On vit dans un pays déconnecté du monde, une île prison
La démarche de l’auteur tient donc à plusieurs idées : permettre à d’autres de «mieux comprendre cet endroit», et d’éclairer sur ce qu’est vraiment la vie de réfugié, à travers son expérience personnelle. De l’intime à l’universel, il n’y a qu’un pas. De Cuba à Washington aussi, quand Edel Rodriguez s’interroge sur ce qu’est un coup d’État et comment fonctionne un leader totalitaire, mettant alors côte à côte le «Comandante» et l’homme à l’étrange chevelure orange. Et des similitudes, il en existent comme il le détaille : l’un comme l’autre ont utilisé des phrases comme «la presse est l’ennemi du peuple». L’un comme l’autre ont encouragé le passage à tabac de leurs adversaires. L’un comme l’autre ont dit à ceux qui n’étaient pas d’accord avec eux de quitter le pays. En 1980, dans ce que l’on nommera plus tard l’«exode de Mariel», l’auteur et les siens s’en vont. Comme 125 000 autres Cubains.
Avant cela, son monde de jeune garçon est fait de jeux dans les champs de cannes à sucre et de moments moins agités à l’école, où l’on porte le béret rouge, où l’on égraine «F-I-D-E-L» en classe et où l’on chante l’hymne national. En dehors, pour les plus grands, la situation est bien plus complexe : il y a le rationnement, les chars qui défilent, les médicaments qui manquent et les mouchards qui dénoncent. Dans ce climat, on peut vite se retrouver en prison. Pour le père d’Edel, dans la ligne de mire du parti, c’est devenu invivable : «On vit dans un pays déconnecté du monde, une île prison». Invitée par Castro à s’en aller (comme les militants, les artistes, les homosexuels, les prisonniers politiques et les vrais criminels), sa famille embarque à 27 dans un petit bateau, direction la Floride, après avoir connu l’humiliation des camps et les coups, comme les insultes, de ceux qui restent. Car ils sont devenus de «la vermine» (d’où le titre Worm), qualificatif des lâches, des fuyards, des traîtres.
«Les migrants renoncent à beaucoup de choses en quittant leur pays : leur famille, leur maison, leurs souvenirs, le son d’une voix de grand-mère, la chaleur de la main d’une mère, de l’étreinte d’un ami.
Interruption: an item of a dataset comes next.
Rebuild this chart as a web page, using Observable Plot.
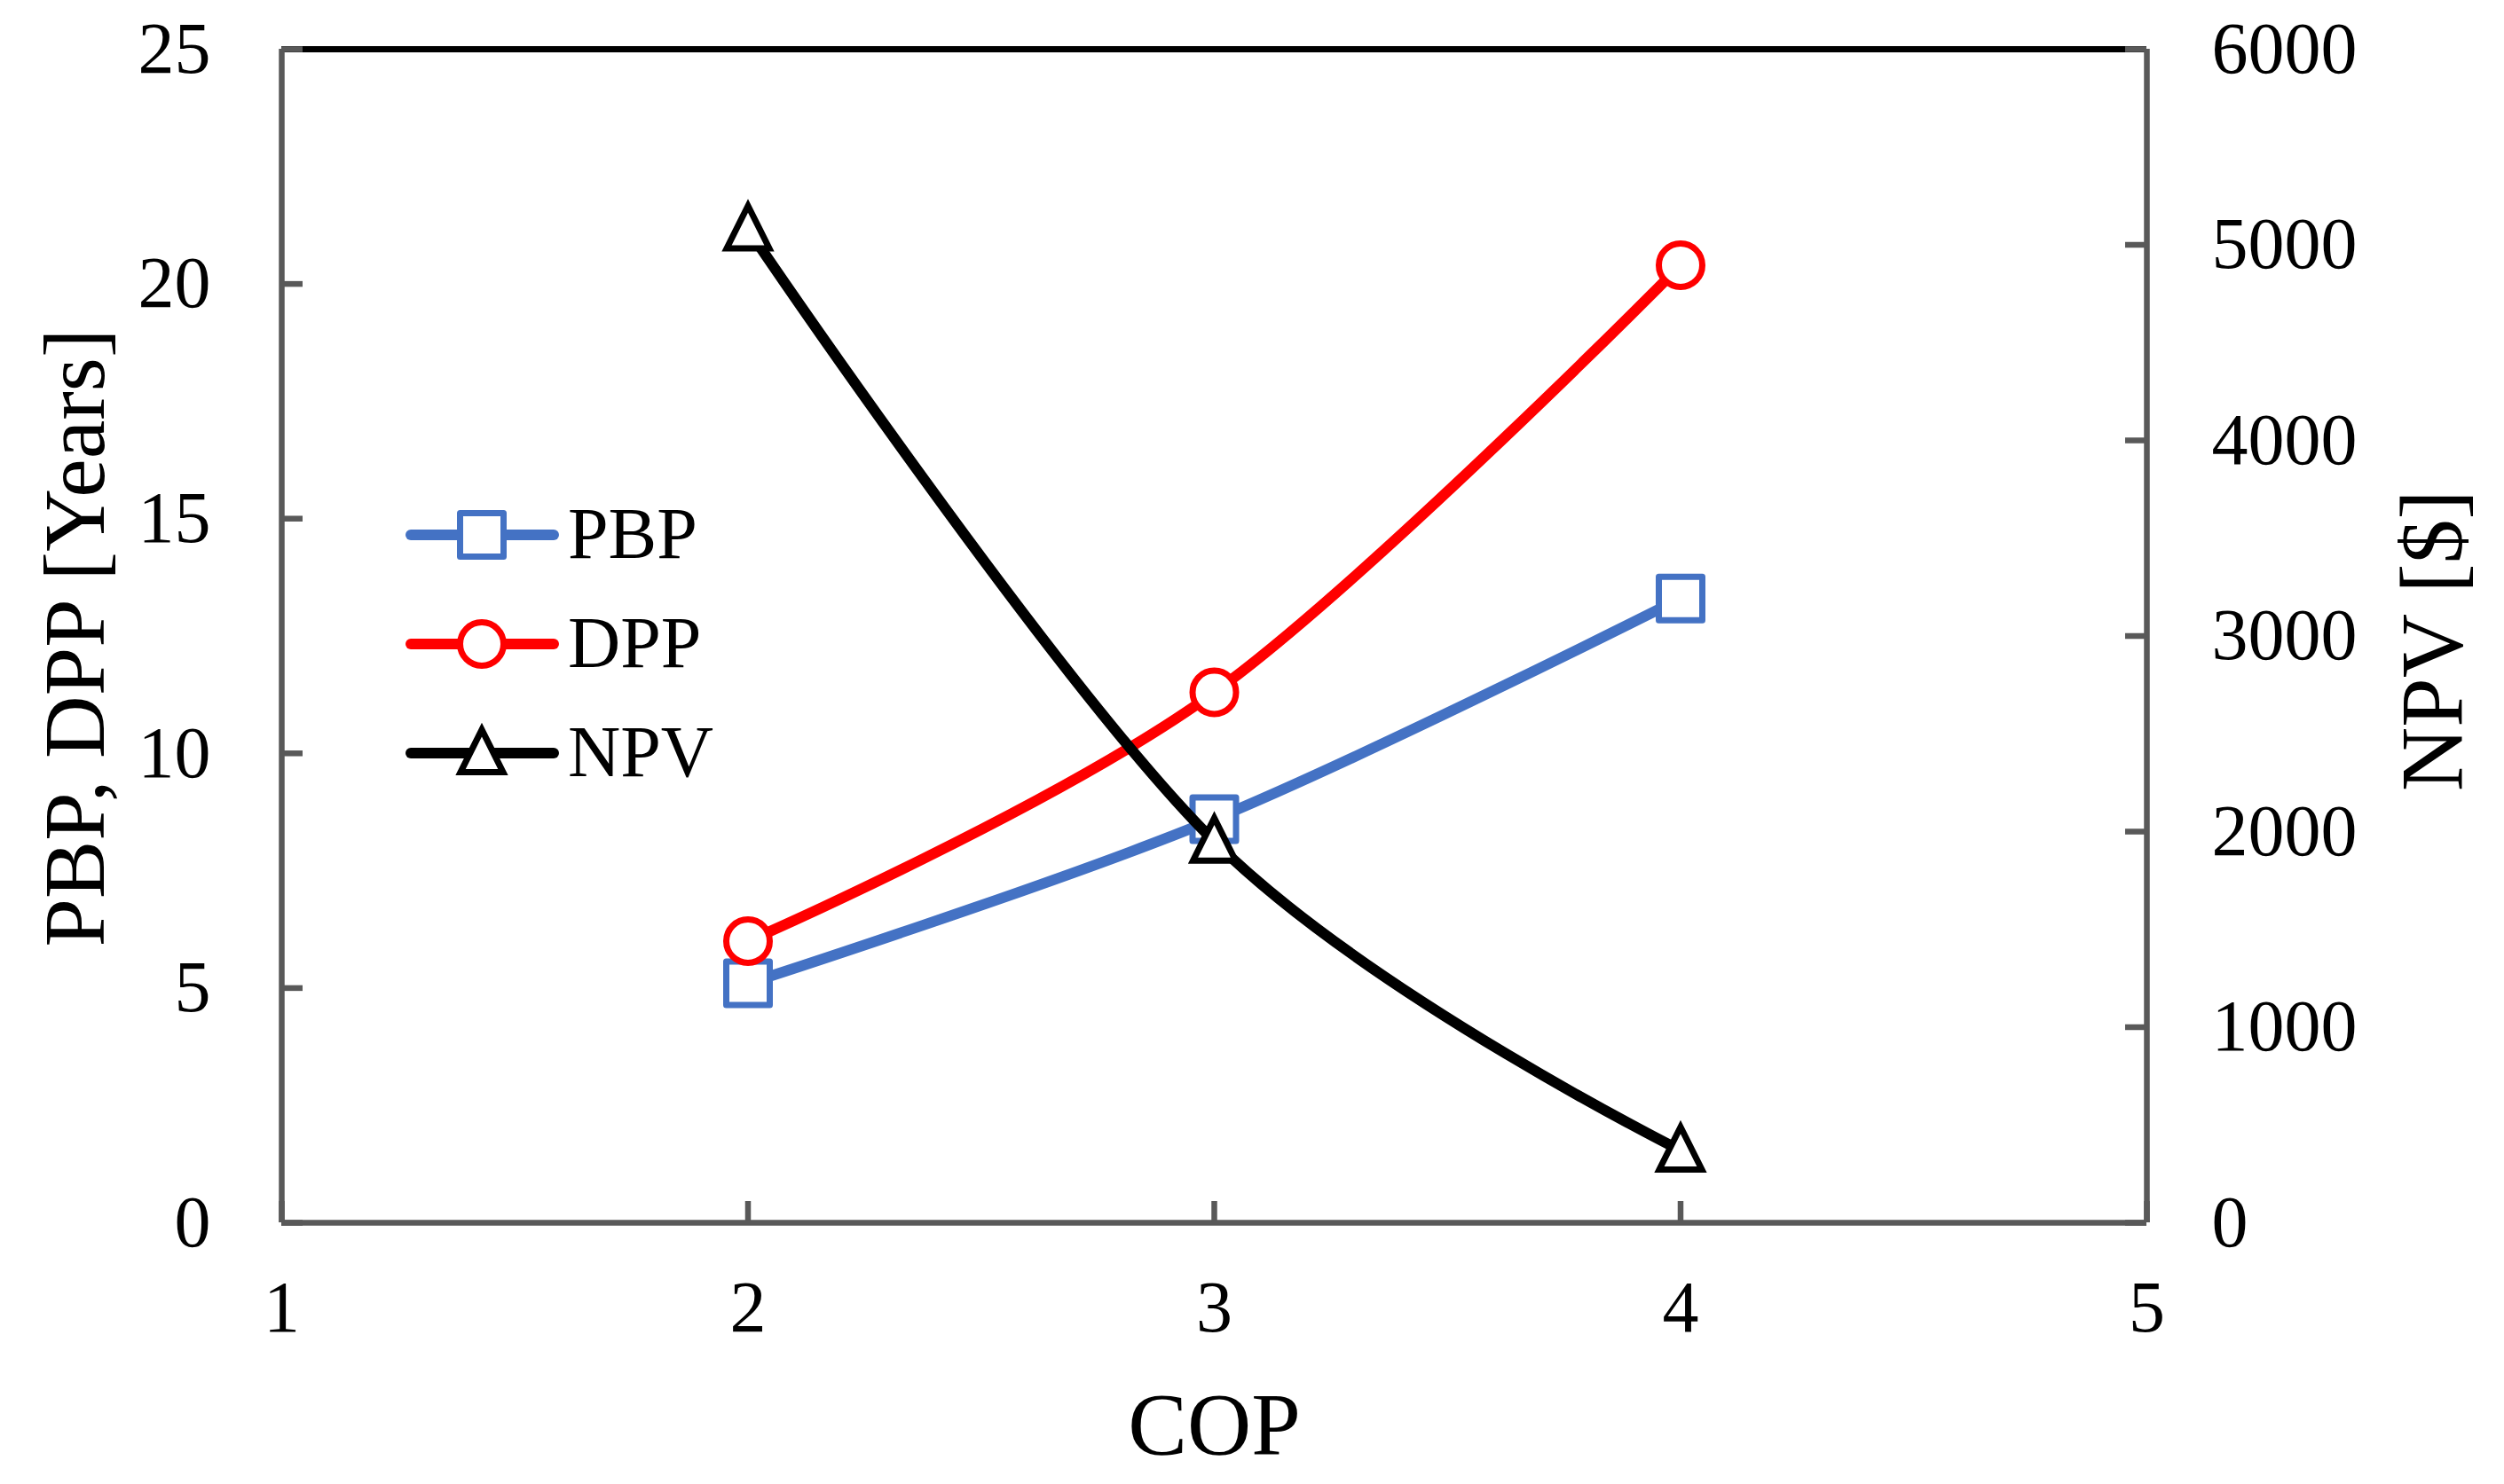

Ils les sacrifient pour la liberté, pour la sécurité, pour un nouveau départ.» Avec ces mots, Edel Rodrigues justifie au passage ses inquiétudes sur l’état de l’Amérique face à la montée de l’autoritarisme et des discours complotistes. Pour lui, la prise du Capitole en 2021, c’est un «rêve qui s’est brisé». Un idéal piétiné. D’où son militantisme et ses avertissements sur la «dangerosité» de Trump, qui en a fait son «artiste le plus détesté». Il enrobe ses pensées et sa vie familiale ballotée par les «vents de l’Histoire» d’un dessin en rouge et vert kaki du plus bel effet, dans un récit jamais ennuyeux, plein d’anecdotes. Une odyssée qui, en creux, tire la sonnette d’alarme face à la fragilité des démocraties qui, de tout temps, avancent sur un fil ténu. Évitons qu’il se casse.
L’histoire
Worm désigne le ver ou la vermine. C’était le surnom que Fidel Castro utilisait pour décrire les Cubains qui cherchaient à fuir après la révolution de 1959. Edel Rodriguez en a fait partie. Il raconte sa jeunesse sur l’île, dans les champs de canne à sucre ou à la périphérie des villes, où ses parents partent discuter pour échapper aux oreilles indiscrètes. En images saisissantes, il fait vivre la privation de liberté, montre la fuite depuis le port de Mariel en 1980 sur des bateaux de fortune. Et tisse le parallèle entre le dictateur cubain et l’ex-président américain, Donald Trump.